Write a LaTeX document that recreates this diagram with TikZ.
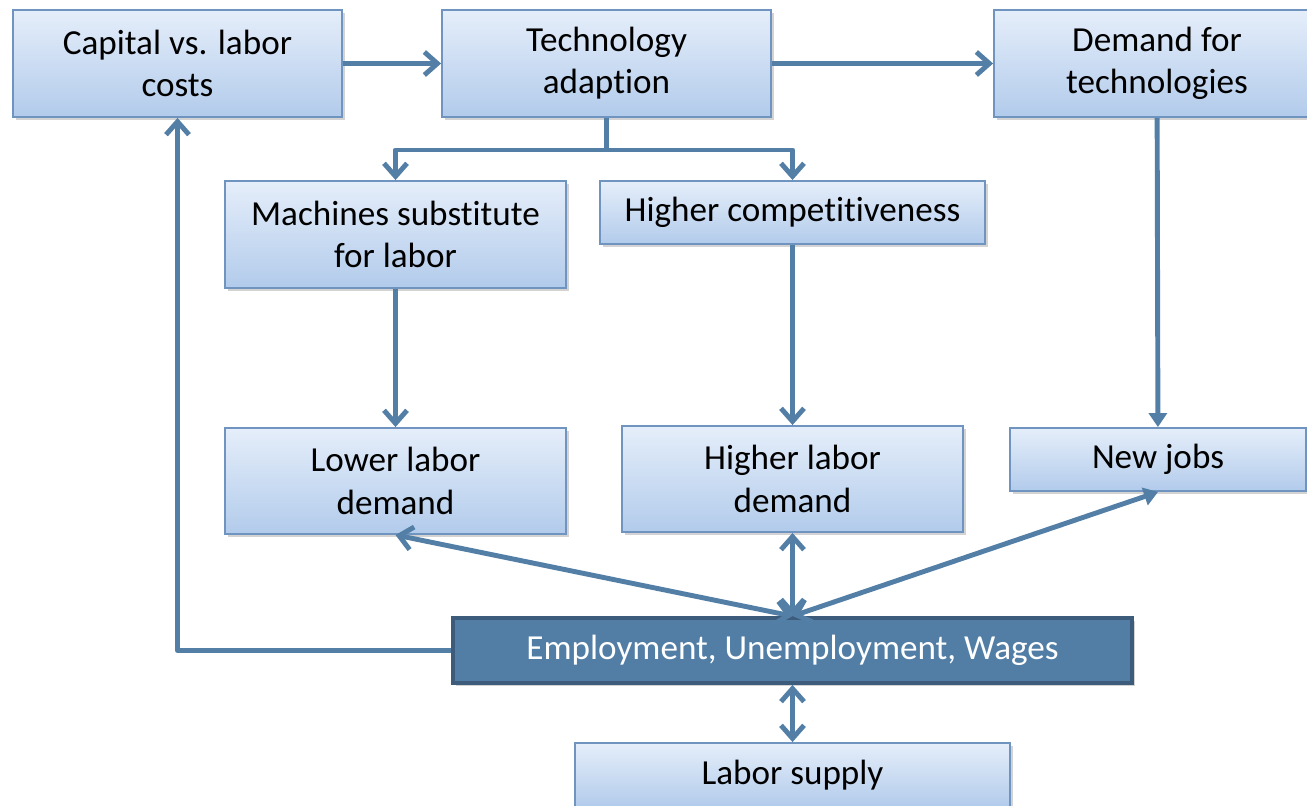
\documentclass[tikz,border=0pt]{standalone}
\usepackage{fontspec}
\setmainfont[Ligatures=NoCommon]{Carlito}
\usetikzlibrary{arrows.meta,shadows}

\definecolor{linkblue}{RGB}{83,127,167}
\definecolor{boxedge}{RGB}{112,148,192}
\definecolor{boxtop}{RGB}{229,238,250}
\definecolor{boxbottom}{RGB}{178,203,235}
\definecolor{empfill}{RGB}{82,126,166}
\definecolor{empedge}{RGB}{61,92,124}

\tikzset{
	box/.style={draw=boxedge, line width=1.1pt, top color=boxtop, bottom color=boxbottom,
		align=center, inner sep=0pt, font=\fontsize{20}{24}\selectfont,
		drop shadow={opacity=0.35, shadow xshift=0.06cm, shadow yshift=-0.06cm}},
	link/.style={draw=linkblue, line width=2.8pt, line join=round},
	barb/.tip={Straight Barb[length=0.26cm, width=0.46cm, line width=2.8pt]},
	head/.tip={Triangle[length=0.28cm, width=0.36cm]},
}

\begin{document}
\begin{tikzpicture}[x=0.02cm, y=-0.02cm]
	  \useasboundingbox (0,0) rectangle (1307,805);
	  \clip (0,0) rectangle (1307,805);

	  % top row
	  \node[box, minimum width=6.58cm, minimum height=2.14cm] (cap) at (177.5,63.5) {Capital vs. labor\\costs};
	  \node[box, minimum width=6.58cm, minimum height=2.14cm] (tech) at (606.5,63.5) {Technology\\adaption};
	  \node[box, minimum width=6.52cm, minimum height=2.14cm] (dem) at (1157,63.5) {Demand for\\technologies};

	  % middle rows
	  \node[box, minimum width=6.82cm, minimum height=2.14cm] (mach) at (395.5,234.5) {Machines substitute\\for labor};
	  \node[box, minimum width=7.70cm, minimum height=1.26cm] (comp) at (792.5,212.5) {Higher competitiveness};
	  \node[box, minimum width=6.82cm, minimum height=2.12cm] (lower) at (395.5,481) {Lower labor\\demand};
	  \node[box, minimum width=6.82cm, minimum height=2.12cm] (higher) at (792.5,479) {Higher labor\\demand};
	  \node[box, minimum width=5.92cm, minimum height=1.26cm] (jobs) at (1158,459.5) {New jobs};

	  % bottom
	  \node[box, draw=empedge, line width=2.2pt, top color=empfill, bottom color=empfill, text=white,
	        minimum width=13.58cm, minimum height=1.30cm] (emp) at (792.5,650.5) {Employment, Unemployment, Wages};
	  \node[box, minimum width=8.70cm, minimum height=1.28cm] (sup) at (792.5,775) {Labor supply};

	  \coordinate (split) at (606.5,150);

	  \draw[link, -barb] (cap) -- (tech);
	  \draw[link, -barb] (tech) -- (dem);
	  \draw[link] (tech.south) -- (split);
	  \draw[link, -barb] (split) -| (mach.north);
	  \draw[link, -barb] (split) -| (comp.north);
	  \draw[link, -barb] (mach) -- (lower);
	  \draw[link, -barb] (comp) -- (higher);
	  \draw[link, -head] (dem) -- (jobs);

	  \draw[link, barb-barb] (emp.north) -- (lower.south);
	  \draw[link, barb-barb] (emp.north) -- (higher.south);
	  \draw[link, barb-head] (emp.north) -- (jobs.south);
	  \draw[link, -barb] (emp.west) -| (cap.south);
	  \draw[link, barb-barb] (emp.south) -- (sup.north);
\end{tikzpicture}
\end{document}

- - - -

→ EXERCISE BRIEF
Transcribe the full listing character for character. Pictures are excluded.

→ TASK RESPONSE
Write a LaTeX document that recreates this diagram with TikZ.
\documentclass[tikz,border=0pt]{standalone}
\usepackage{fontspec}
\setmainfont[Ligatures=NoCommon]{Carlito}
\usetikzlibrary{arrows.meta,shadows}

\definecolor{linkblue}{RGB}{83,127,167}
\definecolor{boxedge}{RGB}{112,148,192}
\definecolor{boxtop}{RGB}{229,238,250}
\definecolor{boxbottom}{RGB}{178,203,235}
\definecolor{empfill}{RGB}{82,126,166}
\definecolor{empedge}{RGB}{61,92,124}

\tikzset{
	box/.style={draw=boxedge, line width=1.1pt, top color=boxtop, bottom color=boxbottom,
		align=center, inner sep=0pt, font=\fontsize{20}{24}\selectfont,
		drop shadow={opacity=0.35, shadow xshift=0.06cm, shadow yshift=-0.06cm}},
	link/.style={draw=linkblue, line width=2.8pt, line join=round},
	barb/.tip={Straight Barb[length=0.26cm, width=0.46cm, line width=2.8pt]},
	head/.tip={Triangle[length=0.28cm, width=0.36cm]},
}

\begin{document}
\begin{tikzpicture}[x=0.02cm, y=-0.02cm]
	  \useasboundingbox (0,0) rectangle (1307,805);
	  \clip (0,0) rectangle (1307,805);

	  % top row
	  \node[box, minimum width=6.58cm, minimum height=2.14cm] (cap) at (177.5,63.5) {Capital vs. labor\\costs};
	  \node[box, minimum width=6.58cm, minimum height=2.14cm] (tech) at (606.5,63.5) {Technology\\adaption};
	  \node[box, minimum width=6.52cm, minimum height=2.14cm] (dem) at (1157,63.5) {Demand for\\technologies};

	  % middle rows
	  \node[box, minimum width=6.82cm, minimum height=2.14cm] (mach) at (395.5,234.5) {Machines substitute\\for labor};
	  \node[box, minimum width=7.70cm, minimum height=1.26cm] (comp) at (792.5,212.5) {Higher competitiveness};
	  \node[box, minimum width=6.82cm, minimum height=2.12cm] (lower) at (395.5,481) {Lower labor\\demand};
	  \node[box, minimum width=6.82cm, minimum height=2.12cm] (higher) at (792.5,479) {Higher labor\\demand};
	  \node[box, minimum width=5.92cm, minimum height=1.26cm] (jobs) at (1158,459.5) {New jobs};

	  % bottom
	  \node[box, draw=empedge, line width=2.2pt, top color=empfill, bottom color=empfill, text=white,
	        minimum width=13.58cm, minimum height=1.30cm] (emp) at (792.5,650.5) {Employment, Unemployment, Wages};
	  \node[box, minimum width=8.70cm, minimum height=1.28cm] (sup) at (792.5,775) {Labor supply};

	  \coordinate (split) at (606.5,150);

	  \draw[link, -barb] (cap) -- (tech);
	  \draw[link, -barb] (tech) -- (dem);
	  \draw[link] (tech.south) -- (split);
	  \draw[link, -barb] (split) -| (mach.north);
	  \draw[link, -barb] (split) -| (comp.north);
	  \draw[link, -barb] (mach) -- (lower);
	  \draw[link, -barb] (comp) -- (higher);
	  \draw[link, -head] (dem) -- (jobs);

	  \draw[link, barb-barb] (emp.north) -- (lower.south);
	  \draw[link, barb-barb] (emp.north) -- (higher.south);
	  \draw[link, barb-head] (emp.north) -- (jobs.south);
	  \draw[link, -barb] (emp.west) -| (cap.south);
	  \draw[link, barb-barb] (emp.south) -- (sup.north);
\end{tikzpicture}
\end{document}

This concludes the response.